_GIVEN PROBLEM:_ Which lines hold the word "that"? Copy each of them.
◇ ◇ ◇ ◇ ◇ ◇ ◇
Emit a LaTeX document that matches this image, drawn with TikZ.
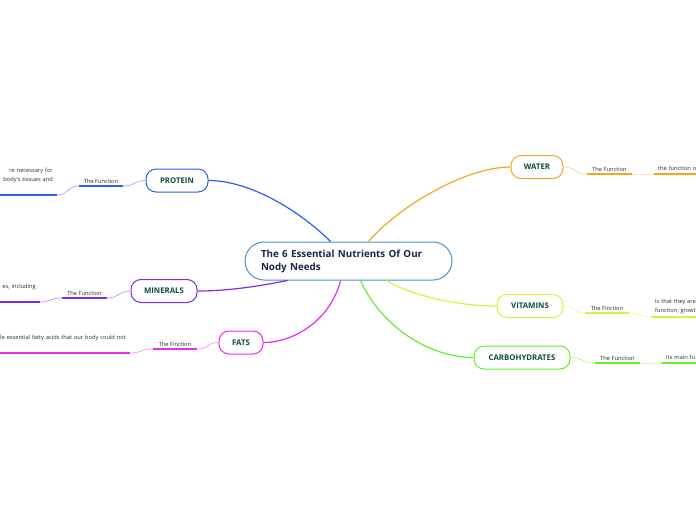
\documentclass[tikz,border=0pt]{standalone}
\usepackage{fontspec}
\setmainfont{Open Sans}
\usepackage{xcolor}
\usetikzlibrary{positioning}

\definecolor{hubline}{HTML}{4A90D2}
\definecolor{hubtext}{HTML}{14264F}
\definecolor{labtext}{HTML}{0E4D3C}
\definecolor{bodytext}{HTML}{2B2B2B}
\definecolor{cprotein}{HTML}{2A5EF5}
\definecolor{cminerals}{HTML}{7A2CF2}
\definecolor{cfats}{HTML}{E82CEB}
\definecolor{cwater}{HTML}{F7A325}
\definecolor{cvitamins}{HTML}{D6F23A}
\definecolor{ccarbs}{HTML}{5FF02E}

\tikzset{
  hub/.style={draw=hubline, line width=1pt, rounded corners=19pt, fill=white,
    text=hubtext, font=\fontsize{9.8}{13}\selectfont\bfseries,
    text width=175pt, align=left, inner xsep=16pt, minimum height=38pt},
  topic/.style={draw, line width=1pt, rounded corners=10pt, fill=white,
    text=labtext, font=\fontsize{7.8}{9}\selectfont\bfseries, minimum height=23pt},
  fnlabel/.style={text=bodytext, font=\fontsize{5.7}{9}\selectfont,
    inner xsep=0pt, inner ysep=2pt, anchor=south},
  descleft/.style={text=bodytext, font=\fontsize{5.7}{9}\selectfont,
    text width=170pt, align=right, inner xsep=4pt, anchor=south east},
  descright/.style={text=bodytext, font=\fontsize{5.7}{9}\selectfont,
    text width=170pt, align=left, inner xsep=4pt, anchor=south west},
  branch/.style={line width=1.2pt},
  ul/.style={line width=1.5pt},
  twig/.style={line width=0.8pt}
}

\begin{document}
\begin{tikzpicture}[x=1pt, y=-1pt]
\useasboundingbox (0,0) rectangle (696,520);

% centre
\node[hub] (hub) at (348.5,261) {The 6 Essential Nutrients Of Our\\Nody Needs};

% main topics
\node[topic, draw=cprotein, minimum width=62pt] (protein) at (177,180.5) {PROTEIN};
\node[topic, draw=cminerals, minimum width=66pt] (minerals) at (164,291) {MINERALS};
\node[topic, draw=cfats, minimum width=44pt] (fats) at (241,342.5) {FATS};
\node[topic, draw=cwater, minimum width=52pt] (water) at (537,167) {WATER};
\node[topic, draw=cvitamins, minimum width=66pt] (vitamins) at (530,306) {VITAMINS};
\node[topic, draw=ccarbs, minimum width=96pt] (carbs) at (522,357.5) {CARBOHYDRATES};

\draw[branch, cprotein] ([xshift=-18pt]hub.north) .. controls +(-30,-30) and +(42,0) .. (protein.east);
\draw[branch, cwater] ([xshift=20pt]hub.north) .. controls +(30,-35) and +(-45,0) .. (water.west);
\draw[branch, cminerals] ([xshift=-61pt]hub.south) .. controls +(-30,6) and +(30,0) .. (minerals.east);
\draw[branch, cfats] ([xshift=-8pt]hub.south) .. controls +(-10,40) and +(30,0) .. (fats.east);
\draw[branch, cvitamins] ([xshift=38pt]hub.south) .. controls +(25,15) and +(-40,0) .. (vitamins.west);
\draw[branch, ccarbs] ([xshift=12pt]hub.south) .. controls +(20,45) and +(-45,0) .. (carbs.west);

% protein
\node[fnlabel, minimum width=44pt] (protfn) at (101,186) {The Function};
\node[descleft, inner ysep=11.5pt] (protdesc) at (57,195) {re necessary for\\body's tissues and};
\draw[ul, cprotein] (protfn.south west) -- (protfn.south east);
\draw[ul, cprotein] (protdesc.south west) -- (protdesc.south east);
\draw[twig, cprotein!45] (protein.west) .. controls +(-12,0) and +(12,0) .. (protfn.south east);
\draw[twig, cprotein!45] (protfn.south west) .. controls +(-12,0) and +(12,0) .. (protdesc.south east);

% minerals
\node[fnlabel, minimum width=45pt] (minfn) at (84.5,298) {The Function};
\node[descleft, inner ysep=11.5pt] (mindesc) at (40,302) {es, including};
\draw[ul, cminerals] (minfn.south west) -- (minfn.south east);
\draw[ul, cminerals] (mindesc.south west) -- (mindesc.south east);
\draw[twig, cminerals!45] (minerals.west) .. controls +(-12,0) and +(12,0) .. (minfn.south east);
\draw[twig, cminerals!45] (minfn.south west) .. controls +(-12,0) and +(12,0) .. (mindesc.south east);

% fats
\node[fnlabel, minimum width=44pt] (fatfn) at (175,349) {The Finction};
\node[descleft, inner ysep=11.5pt] (fatdesc) at (130,353) {le essential fatty acids that our body could not};
\draw[ul, cfats] (fatfn.south west) -- (fatfn.south east);
\draw[ul, cfats] (fatdesc.south west) -- (fatdesc.south east);
\draw[twig, cfats!45] (fats.west) .. controls +(-12,0) and +(12,0) .. (fatfn.south east);
\draw[twig, cfats!45] (fatfn.south west) .. controls +(-12,0) and +(12,0) .. (fatdesc.south east);

% water
\node[fnlabel, minimum width=45pt] (watfn) at (609.5,174) {The Function};
\node[descright] (watdesc) at (654,174) {the function o};
\draw[ul, cwater] (watfn.south west) -- (watfn.south east);
\draw[ul, cwater] (watdesc.south west) -- (watdesc.south east);
\draw[twig, cwater!45] (water.east) .. controls +(12,0) and +(-12,0) .. (watfn.south west);
\draw[twig, cwater!45] (watfn.south east) .. controls +(12,0) and +(-12,0) .. (watdesc.south west);

% vitamins
\node[fnlabel, minimum width=44pt] (vitfn) at (607,313) {The Finction};
\node[descright] (vitdesc) at (651,317) {is that they are\\function, growt};
\draw[ul, cvitamins] (vitfn.south west) -- (vitfn.south east);
\draw[ul, cvitamins] (vitdesc.south west) -- (vitdesc.south east);
\draw[twig, cvitamins!45] (vitamins.east) .. controls +(12,0) and +(-12,0) .. (vitfn.south west);
\draw[twig, cvitamins!45] (vitfn.south east) .. controls +(12,0) and +(-12,0) .. (vitdesc.south west);

% carbohydrates
\node[fnlabel, minimum width=45pt] (carbfn) at (617.5,363) {The Function};
\node[descright] (carbdesc) at (662,363) {Its main fu};
\draw[ul, ccarbs] (carbfn.south west) -- (carbfn.south east);
\draw[ul, ccarbs] (carbdesc.south west) -- (carbdesc.south east);
\draw[twig, ccarbs!45] (carbs.east) .. controls +(12,0) and +(-12,0) .. (carbfn.south west);
\draw[twig, ccarbs!45] (carbfn.south east) .. controls +(12,0) and +(-12,0) .. (carbdesc.south west);

\end{tikzpicture}
\end{document}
◇ ◇ ◇ ◇ ◇ ◇ ◇
_EXERCISE SOLUTION:_
Emit a LaTeX document that matches this image, drawn with TikZ.
\node[descleft, inner ysep=11.5pt] (fatdesc) at (130,353) {le essential fatty acids that our body could not};
\node[descright] (vitdesc) at (651,317) {is that they are\\function, growt};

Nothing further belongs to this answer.